Multilateral institutions are platforms for the major powers to tussle for influence, and for other states to try to influence the biggest beasts. (The Trump administration may eventually find that stepping out of these processes simply cedes influence to others without the tussle.) This is not likely to increase their efficiency. If the level of competition between states in multilateral fora increases, the quality of lowest common denominator agreements is likely to fall even further, as compromises become harder. This tendency helps explain the trend towards broad and non-binding agreements at the UN on major issues we have already witnessed. The price of keeping the multilateral system going is often to set limits on what it can do.
Three conceptual challenges
For those who would like the system to keep doing worthwhile things (UN officials and so forth) the main policy challenge is, therefore, to make the most of the limited processes and bargains they have available.
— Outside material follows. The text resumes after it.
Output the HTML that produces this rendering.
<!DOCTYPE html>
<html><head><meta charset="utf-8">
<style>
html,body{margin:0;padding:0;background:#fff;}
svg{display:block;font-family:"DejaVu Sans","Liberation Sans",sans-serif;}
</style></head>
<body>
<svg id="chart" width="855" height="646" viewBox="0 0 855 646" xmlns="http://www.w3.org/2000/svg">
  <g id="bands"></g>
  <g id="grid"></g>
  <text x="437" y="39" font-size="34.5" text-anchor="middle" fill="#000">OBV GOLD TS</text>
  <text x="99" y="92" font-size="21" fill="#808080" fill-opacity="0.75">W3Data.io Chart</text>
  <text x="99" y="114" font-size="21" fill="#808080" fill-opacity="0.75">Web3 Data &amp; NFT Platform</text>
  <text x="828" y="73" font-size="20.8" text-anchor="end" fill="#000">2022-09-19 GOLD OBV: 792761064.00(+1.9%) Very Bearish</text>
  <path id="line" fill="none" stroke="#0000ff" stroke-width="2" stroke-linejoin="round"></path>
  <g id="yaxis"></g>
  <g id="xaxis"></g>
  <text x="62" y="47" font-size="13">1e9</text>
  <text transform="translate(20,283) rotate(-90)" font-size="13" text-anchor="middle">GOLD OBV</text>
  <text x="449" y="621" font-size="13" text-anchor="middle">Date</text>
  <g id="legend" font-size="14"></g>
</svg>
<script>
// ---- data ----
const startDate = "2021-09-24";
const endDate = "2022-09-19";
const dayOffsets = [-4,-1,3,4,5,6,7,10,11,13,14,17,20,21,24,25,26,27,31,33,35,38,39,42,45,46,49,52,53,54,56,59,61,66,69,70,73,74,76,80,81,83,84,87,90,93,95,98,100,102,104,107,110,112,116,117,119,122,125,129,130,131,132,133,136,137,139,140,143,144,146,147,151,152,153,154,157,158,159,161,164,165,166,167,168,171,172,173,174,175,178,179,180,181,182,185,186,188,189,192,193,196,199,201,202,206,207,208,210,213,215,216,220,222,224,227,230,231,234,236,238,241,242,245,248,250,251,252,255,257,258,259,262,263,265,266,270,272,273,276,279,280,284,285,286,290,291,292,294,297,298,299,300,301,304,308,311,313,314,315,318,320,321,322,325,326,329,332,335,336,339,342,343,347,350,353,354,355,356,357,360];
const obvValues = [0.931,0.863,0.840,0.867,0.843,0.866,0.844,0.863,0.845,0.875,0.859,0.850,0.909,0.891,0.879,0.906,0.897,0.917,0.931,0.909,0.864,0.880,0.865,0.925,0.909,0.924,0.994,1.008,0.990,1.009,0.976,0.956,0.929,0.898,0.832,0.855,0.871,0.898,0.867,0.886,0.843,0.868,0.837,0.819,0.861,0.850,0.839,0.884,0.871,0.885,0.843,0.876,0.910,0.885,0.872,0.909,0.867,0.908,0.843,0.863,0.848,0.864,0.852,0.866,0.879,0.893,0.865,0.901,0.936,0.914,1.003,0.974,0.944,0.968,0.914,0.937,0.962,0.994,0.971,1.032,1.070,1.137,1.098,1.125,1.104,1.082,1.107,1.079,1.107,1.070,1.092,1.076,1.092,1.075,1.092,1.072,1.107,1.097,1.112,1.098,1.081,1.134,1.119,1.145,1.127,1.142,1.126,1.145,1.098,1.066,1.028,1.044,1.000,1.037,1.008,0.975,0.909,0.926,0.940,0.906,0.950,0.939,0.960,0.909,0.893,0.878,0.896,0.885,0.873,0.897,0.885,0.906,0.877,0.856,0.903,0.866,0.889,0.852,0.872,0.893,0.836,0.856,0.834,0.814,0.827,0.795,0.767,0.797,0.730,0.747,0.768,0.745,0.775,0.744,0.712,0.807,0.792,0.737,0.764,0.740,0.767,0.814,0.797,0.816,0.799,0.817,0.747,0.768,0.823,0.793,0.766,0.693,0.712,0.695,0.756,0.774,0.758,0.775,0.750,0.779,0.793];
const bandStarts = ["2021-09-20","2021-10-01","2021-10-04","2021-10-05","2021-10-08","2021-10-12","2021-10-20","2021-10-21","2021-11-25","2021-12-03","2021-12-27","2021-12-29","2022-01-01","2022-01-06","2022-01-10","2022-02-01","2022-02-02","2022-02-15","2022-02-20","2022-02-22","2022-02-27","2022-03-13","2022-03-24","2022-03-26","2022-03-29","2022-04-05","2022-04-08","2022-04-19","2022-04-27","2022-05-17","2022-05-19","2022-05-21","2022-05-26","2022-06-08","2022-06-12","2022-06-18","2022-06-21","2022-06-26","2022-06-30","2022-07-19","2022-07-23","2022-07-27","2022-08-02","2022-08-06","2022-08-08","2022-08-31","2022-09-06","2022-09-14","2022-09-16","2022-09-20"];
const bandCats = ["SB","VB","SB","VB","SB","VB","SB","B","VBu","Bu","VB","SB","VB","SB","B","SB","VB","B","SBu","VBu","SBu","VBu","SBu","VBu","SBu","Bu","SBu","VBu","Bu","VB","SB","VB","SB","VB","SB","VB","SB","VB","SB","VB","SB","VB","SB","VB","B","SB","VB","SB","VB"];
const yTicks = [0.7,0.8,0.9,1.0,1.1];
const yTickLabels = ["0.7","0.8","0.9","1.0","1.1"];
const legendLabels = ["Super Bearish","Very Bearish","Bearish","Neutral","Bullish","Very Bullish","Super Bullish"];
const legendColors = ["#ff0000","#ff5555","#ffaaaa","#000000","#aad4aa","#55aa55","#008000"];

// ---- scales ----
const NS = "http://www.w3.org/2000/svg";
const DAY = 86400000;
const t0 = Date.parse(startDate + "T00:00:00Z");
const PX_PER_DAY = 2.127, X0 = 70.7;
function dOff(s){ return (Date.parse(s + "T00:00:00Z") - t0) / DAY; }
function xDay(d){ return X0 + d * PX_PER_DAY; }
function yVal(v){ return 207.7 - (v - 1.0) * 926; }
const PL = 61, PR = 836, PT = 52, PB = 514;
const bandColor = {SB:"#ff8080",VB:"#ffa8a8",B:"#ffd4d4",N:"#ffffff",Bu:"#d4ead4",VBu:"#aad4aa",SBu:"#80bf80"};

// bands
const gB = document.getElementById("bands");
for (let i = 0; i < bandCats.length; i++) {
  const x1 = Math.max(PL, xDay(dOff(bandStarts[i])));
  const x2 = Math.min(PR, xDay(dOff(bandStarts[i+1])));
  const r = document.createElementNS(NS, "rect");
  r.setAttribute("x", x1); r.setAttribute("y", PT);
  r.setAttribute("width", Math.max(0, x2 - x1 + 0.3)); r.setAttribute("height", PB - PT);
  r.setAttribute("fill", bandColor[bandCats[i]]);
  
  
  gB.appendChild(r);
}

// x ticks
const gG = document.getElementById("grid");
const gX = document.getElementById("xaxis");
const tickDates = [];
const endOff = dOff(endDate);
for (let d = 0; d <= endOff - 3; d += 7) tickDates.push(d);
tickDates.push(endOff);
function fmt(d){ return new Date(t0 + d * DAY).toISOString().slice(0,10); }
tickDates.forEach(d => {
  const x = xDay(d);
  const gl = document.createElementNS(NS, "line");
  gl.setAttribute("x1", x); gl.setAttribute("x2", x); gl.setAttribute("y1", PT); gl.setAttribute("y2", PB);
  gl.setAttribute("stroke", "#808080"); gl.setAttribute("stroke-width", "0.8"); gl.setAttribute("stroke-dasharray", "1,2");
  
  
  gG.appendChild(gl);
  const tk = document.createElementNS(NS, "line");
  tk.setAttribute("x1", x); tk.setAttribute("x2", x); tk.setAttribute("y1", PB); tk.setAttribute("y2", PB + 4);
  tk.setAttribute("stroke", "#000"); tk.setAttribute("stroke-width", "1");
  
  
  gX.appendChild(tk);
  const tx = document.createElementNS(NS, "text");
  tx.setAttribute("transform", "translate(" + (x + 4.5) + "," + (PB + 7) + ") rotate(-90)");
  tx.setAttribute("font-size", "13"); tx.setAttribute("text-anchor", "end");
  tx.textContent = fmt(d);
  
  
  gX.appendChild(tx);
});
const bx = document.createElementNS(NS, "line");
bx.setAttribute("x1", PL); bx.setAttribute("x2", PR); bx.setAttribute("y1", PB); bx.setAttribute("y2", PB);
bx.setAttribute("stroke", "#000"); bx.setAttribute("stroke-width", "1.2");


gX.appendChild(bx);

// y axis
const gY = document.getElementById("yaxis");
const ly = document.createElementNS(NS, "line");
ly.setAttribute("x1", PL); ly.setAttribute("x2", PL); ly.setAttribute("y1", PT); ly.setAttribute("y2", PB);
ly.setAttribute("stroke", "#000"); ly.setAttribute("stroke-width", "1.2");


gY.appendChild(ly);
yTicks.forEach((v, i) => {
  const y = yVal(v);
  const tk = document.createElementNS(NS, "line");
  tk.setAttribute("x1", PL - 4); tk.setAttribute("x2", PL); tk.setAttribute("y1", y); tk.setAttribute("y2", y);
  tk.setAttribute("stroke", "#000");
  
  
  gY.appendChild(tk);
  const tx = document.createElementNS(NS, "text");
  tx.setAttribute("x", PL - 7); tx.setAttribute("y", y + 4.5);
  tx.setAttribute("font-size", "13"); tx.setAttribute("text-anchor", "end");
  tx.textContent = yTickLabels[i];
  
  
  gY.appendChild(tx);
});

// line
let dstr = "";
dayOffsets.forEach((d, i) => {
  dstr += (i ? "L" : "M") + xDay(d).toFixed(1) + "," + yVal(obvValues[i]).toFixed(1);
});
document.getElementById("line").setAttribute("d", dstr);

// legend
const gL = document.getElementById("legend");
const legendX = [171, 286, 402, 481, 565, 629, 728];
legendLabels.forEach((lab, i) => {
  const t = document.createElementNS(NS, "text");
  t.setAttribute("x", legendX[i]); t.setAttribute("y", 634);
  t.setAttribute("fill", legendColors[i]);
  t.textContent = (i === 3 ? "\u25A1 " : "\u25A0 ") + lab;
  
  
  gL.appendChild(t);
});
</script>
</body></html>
This involves three main conceptual challenges.
The first conceptual challenge is to work out how to forge the best compromises feasible among states in future diplomatic processes. The rise of China and general redistribution of global power will continue to make negotiations more complex, and diplomats and UN officials need to draw lessons from processes like the climate talks on how to get decent deals.
The second dimension is how to ensure weak deals are genuinely implemented. In the wake of the conclusion of the Paris agreement and Sustainable Development Goals (SDGs), there have been lengthy discussions of how to deliver and measure progress on the broad commitments involved. There are already worrying signs of slippage on the SDGs. Multilateral organizations are still learning how to frame “soft” agreements in ways that inspire states and non-state actors to take action on them.
The third, and deepest, conceptual challenge is how to hedge against new geopolitical shocks undercutting this painstaking diplomatic work. These shocks could come in many forms, ranging from a sudden conflict involving one or more major powers to even more drastic attacks by the US on multilateral institutions. This raises uncomfortable political questions: can concerned actors in multilateral institutions – such as the UN Secretary-General and elected members of the Security Council – do anything to pre-empt and prevent such strategic surprises? How will international crisis management have to change in a world of open-ended major power competition? If relations between the big powers deteriorate sharply, short of actually descending into outright war, how can multilateral arrangements and institutions be preserved by other parties?
These are some of the themes that I hope to pursue in future writings for the United Nations University Centre for Policy Research, where I have recently joined. Hopefully a lot of multilateral officials and diplomats are asking themselves similar questions. The collapse of the multilateral system is not necessarily imminent or even likely. But it is a good moment to prepare for the worst.